Baked Honey Mustard Chicken

Irresistible Baked Honey Mustard Chicken prepared with tender chicken breasts coated in a blend of honey and mustard and baked to absolute deliciousness. This fantastic dish is easy to make and an excellent choice for a satisfying dinner.
Prep Time 15 minutes
Cook Time 35 minutes
Total Time 50 minutes
Servings: 4 portions
Course: Dinner, Main Course
Cuisine: American
Calories: 320

Ingredients
  

  • 4 boneless skinless chicken breasts similar thickness preferred for even cooking
  • 1 tsp chicken seasoning blend or to taste, substitute with garlic powder, onion powder, paprika, salt, and pepper
  • 1.5 tbsp olive oil for the skillet
  • 0.5 tbsp olive oil for the sauce
  • 0.25 cup honey raw honey preferred for fuller flavor
  • 1 tbsp Dijon mustard
  • 1 tbsp yellow mustard
  • 1 tbsp wholegrain mustard
  • 0.5 tsp white vinegar
  • 0.125 tsp paprika
  • 4 sprigs fresh rosemary optional but recommended

Equipment

  • 9x13 Baking Dish
  • skillet
  • Small mixing bowl
  • whisk
  • Instant read meat thermometer
  • Aluminum foil

Method
 

  1. Preheat oven to 375 degrees F. Lightly grease a 9x13 baking dish with cooking spray and set aside.
  2. Heat 1 and 1/2 tablespoons olive oil in a skillet over medium-high heat until shimmering.
  3. Season chicken breasts all over with the chicken seasoning blend. Add to the skillet and cook for 2 minutes on each side until browned. Do not move the chicken while searing.
  4. In a small mixing bowl, combine the remaining 1/2 tablespoon olive oil, honey, Dijon mustard, yellow mustard, wholegrain mustard, white vinegar, and paprika.

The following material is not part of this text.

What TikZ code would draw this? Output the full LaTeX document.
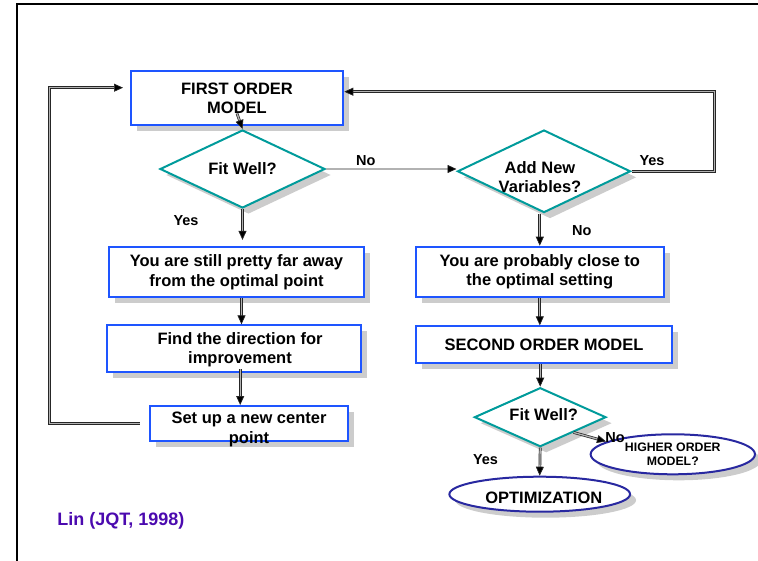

Whisk until smooth and well incorporated.
  5. Transfer browned chicken breasts from the skillet to the prepared baking dish in a single layer.
  6. Pour the honey mustard sauce over the chicken breasts, turning each piece to coat completely on all sides.
  7. Tuck rosemary sprigs between the chicken breasts if using.
  8. Cover the baking dish tightly with aluminum foil and bake for 20 minutes.
  9. Remove the foil and continue baking for 15 minutes, or until the chicken reaches an internal temperature of 165 degrees F on an instant-read thermometer.
  10. Remove from oven and let stand 5 minutes before slicing and serving.

Notes

Chicken thighs can substitute for breasts with 5 to 10 minutes of additional baking time. Always confirm doneness with an instant-read thermometer at 165 degrees F. The three-mustard blend delivers the best flavor layering, but Dijon alone works if needed. Allow chicken to rest 5 minutes before slicing to retain juices. Searing before baking is optional but strongly recommended for best flavor.